Chacun se sait mortel et se croit immortel
Chronique de lecture au Fond du Tiroir.
Attention, c’est pas du marrant.
C’est du bouleversant.
Dans la vie on ne peut pas se marrer tout le temps, tôt ou tard on se bouleverse.
Jean-Christophe Chauzy a toujours alterné les fictions de genre, polars ou anticipation (si ça se trouve, c’est lui qui a vulgarisé l’expression Le monde d’après en 2016) et les autobiographies.
Mais des autobiographies pour rire, à base d’absurde et d’autodérision, petits théâtres de marionnettes mettant en scène les tribulations de son double de papier, souvent nommé JC, angoissé et caricatural, au nez en triangle isocèle (au fil des décennies : Parano, 1995, Petite nature, 2007, ou mon préféré, L’Âge ingrat, 2000). Dans une interview il nomme cet avatar Mon Gaston latex.
Avec son dernier livre, Sang neuf (Casterman, 2024), il ouvre et pardon pour le jeu de mot pourri, une troisième veine.
Encore de l’autobio. Mais grave cette fois, au premier degré, question de vie ou de mort. Finie l’hypocondrie burlesque, adieu le pif isocèle, bye bye le masque en latex. On est dans le dur, qui porte le nom de myélofibrose de niveau 3.
Chauzy est malade, il risque de mourir.
La conscience de notre vulnérabilité, de notre fatale disparition, est une expérience universelle mais jamais banale puisque toujours neuve, chacun la sienne, on aura beau la partager elle se dissipera avec nous. Elle est l’humaine condition en personne.
To be, or not to be.
En un instant, c’en est fini du déni. Dans les couloirs de l’hôpital, mes jambes pèsent une tonne chacune. Un peu comme si un immeuble m’écrasait au ralenti. Encore vivant. Mais déjà un peu mort.
Sang neuf est la chronique d’un processus médical puis d’une longue et incertaine convalescence, deux ans d’un voyage intérieur dans la maladie, d’un enfermement (qui débute en même temps que tout le monde, en plein confinement pour cause de Covid-19, ce moment unique où la prise de conscience de notre fragilité est devenue une expérience collective !), d’abord en chambre stérile, puis à domicile.

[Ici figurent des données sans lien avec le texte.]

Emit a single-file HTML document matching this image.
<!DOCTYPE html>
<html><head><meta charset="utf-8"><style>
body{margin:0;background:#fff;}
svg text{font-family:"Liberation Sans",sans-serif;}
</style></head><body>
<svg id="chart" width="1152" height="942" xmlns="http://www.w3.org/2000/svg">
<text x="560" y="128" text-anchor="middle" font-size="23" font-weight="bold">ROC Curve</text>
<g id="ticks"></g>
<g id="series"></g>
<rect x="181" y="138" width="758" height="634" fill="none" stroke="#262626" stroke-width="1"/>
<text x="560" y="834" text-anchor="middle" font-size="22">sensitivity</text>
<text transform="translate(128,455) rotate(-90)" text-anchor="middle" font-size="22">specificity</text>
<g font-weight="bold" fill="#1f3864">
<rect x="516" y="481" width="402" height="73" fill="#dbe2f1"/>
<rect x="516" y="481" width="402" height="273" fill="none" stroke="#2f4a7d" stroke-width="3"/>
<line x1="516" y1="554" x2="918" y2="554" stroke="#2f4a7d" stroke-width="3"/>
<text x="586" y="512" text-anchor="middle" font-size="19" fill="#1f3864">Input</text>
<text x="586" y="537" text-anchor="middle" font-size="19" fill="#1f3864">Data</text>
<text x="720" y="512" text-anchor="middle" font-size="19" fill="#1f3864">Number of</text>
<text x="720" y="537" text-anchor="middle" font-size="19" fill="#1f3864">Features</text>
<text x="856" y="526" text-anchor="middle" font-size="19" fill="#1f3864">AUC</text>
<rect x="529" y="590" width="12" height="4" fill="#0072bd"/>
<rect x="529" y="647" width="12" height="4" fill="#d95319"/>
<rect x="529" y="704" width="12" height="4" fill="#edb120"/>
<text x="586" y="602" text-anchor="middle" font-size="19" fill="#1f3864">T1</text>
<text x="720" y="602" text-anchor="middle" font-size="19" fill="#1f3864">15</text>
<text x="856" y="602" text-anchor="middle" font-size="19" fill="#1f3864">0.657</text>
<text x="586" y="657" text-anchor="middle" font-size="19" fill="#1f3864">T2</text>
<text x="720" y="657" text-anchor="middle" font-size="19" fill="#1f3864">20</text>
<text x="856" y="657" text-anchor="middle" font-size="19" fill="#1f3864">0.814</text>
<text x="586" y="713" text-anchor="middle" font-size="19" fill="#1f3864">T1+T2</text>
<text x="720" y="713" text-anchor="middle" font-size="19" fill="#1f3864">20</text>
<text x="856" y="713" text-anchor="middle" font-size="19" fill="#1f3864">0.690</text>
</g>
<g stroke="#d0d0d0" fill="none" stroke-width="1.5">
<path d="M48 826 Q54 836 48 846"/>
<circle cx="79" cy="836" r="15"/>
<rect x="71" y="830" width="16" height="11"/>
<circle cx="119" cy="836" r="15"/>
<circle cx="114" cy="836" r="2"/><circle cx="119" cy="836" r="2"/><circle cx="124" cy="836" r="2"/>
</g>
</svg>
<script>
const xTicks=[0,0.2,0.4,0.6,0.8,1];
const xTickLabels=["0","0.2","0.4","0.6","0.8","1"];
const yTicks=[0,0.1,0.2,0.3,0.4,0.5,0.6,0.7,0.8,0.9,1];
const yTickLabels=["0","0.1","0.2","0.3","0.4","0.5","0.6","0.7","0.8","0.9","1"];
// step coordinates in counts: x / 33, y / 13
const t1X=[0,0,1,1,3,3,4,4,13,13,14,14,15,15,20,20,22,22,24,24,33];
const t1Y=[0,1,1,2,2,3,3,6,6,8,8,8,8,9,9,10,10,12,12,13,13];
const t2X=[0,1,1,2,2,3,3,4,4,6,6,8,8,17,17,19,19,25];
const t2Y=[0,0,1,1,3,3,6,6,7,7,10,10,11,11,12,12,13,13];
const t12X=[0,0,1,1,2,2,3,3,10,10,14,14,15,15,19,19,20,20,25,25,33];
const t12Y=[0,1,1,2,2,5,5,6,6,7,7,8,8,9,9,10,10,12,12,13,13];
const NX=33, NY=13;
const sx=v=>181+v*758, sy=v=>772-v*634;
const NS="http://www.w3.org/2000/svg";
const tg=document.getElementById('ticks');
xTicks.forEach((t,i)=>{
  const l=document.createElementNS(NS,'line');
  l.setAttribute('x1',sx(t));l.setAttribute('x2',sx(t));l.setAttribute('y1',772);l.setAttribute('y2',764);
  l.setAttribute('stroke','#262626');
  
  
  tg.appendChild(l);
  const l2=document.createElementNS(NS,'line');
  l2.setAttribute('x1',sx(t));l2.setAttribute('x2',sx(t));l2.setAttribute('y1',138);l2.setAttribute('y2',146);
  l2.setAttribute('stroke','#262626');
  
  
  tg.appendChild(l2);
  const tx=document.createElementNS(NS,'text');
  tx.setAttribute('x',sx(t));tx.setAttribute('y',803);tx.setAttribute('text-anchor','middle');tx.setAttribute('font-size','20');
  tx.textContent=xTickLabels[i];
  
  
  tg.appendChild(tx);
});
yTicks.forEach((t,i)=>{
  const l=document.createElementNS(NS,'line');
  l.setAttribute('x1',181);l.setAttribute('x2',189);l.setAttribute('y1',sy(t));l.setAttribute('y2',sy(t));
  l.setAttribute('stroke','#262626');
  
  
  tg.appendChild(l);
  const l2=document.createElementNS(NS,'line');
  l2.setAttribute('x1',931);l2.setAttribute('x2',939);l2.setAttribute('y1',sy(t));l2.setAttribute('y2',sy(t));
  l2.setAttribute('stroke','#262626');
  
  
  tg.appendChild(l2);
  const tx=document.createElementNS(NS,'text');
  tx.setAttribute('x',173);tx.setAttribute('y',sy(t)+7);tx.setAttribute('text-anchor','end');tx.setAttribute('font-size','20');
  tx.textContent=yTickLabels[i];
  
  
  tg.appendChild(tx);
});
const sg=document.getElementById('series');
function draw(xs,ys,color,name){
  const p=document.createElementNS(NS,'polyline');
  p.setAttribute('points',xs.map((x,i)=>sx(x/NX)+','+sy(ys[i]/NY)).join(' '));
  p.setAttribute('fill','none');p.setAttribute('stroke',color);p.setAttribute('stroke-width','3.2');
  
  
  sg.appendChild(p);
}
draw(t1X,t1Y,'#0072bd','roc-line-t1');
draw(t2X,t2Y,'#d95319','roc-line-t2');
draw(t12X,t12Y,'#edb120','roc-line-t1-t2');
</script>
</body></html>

(Au passage on trouve ici, de même que dans un livre un peu comparable, Pilules bleues de Benoît Peeters, un éloge de la médecine et de l’hôpital. N’attendons pas d’en avoir besoin pour les célébrer, et donnons nous aussi si nous le pouvons, donnons de notre personne, donnons notre sang et notre moelle osseuse…)
Le memento mori est-il un genre pictural parce qu’il est plus facile à dessiner qu’à penser (1) ? Ce que Sang neuf donne à voir, c’est l’effet de la maladie non seulement sur le corps de Chauzy, sur sa psyché, mais aussi sur son dessin. Grand coloriste à l’aquarelle, Chauzy n’utilise pourtant ici que le noir (encre de chine voire crayon à papier tout nu), le blanc et le rouge. À l’os, à la moelle, oui. Plus, par surprise, six pages tout en couleur, effet contrôlé.
Je formule une hypothèse esthétique : Chauzy n’aurait pas été en mesure de « traiter le sujet », d’aborder sa fin et surtout la possibilité de penser sa fin en tant que phénomène extrême agissant sur le mental, sur l’imaginaire et sur le corps, si durant les décennies précédentes il n’avait pas pris l’habitude de raconter ses anxiétés sur le mode farce, de jouer ses angoisses comme on dit jouer sa vie. Il faut prendre au sérieux la comédie, parce qu’elle est la répétition générale de la tragédie.
(1) – Pour moi le plus génial memento mori du monde dessiné est Vanité d’Etienne Lécroart, Philippe de Champaigne et Hans Holbein peuvent aller se rhabiller le squelette.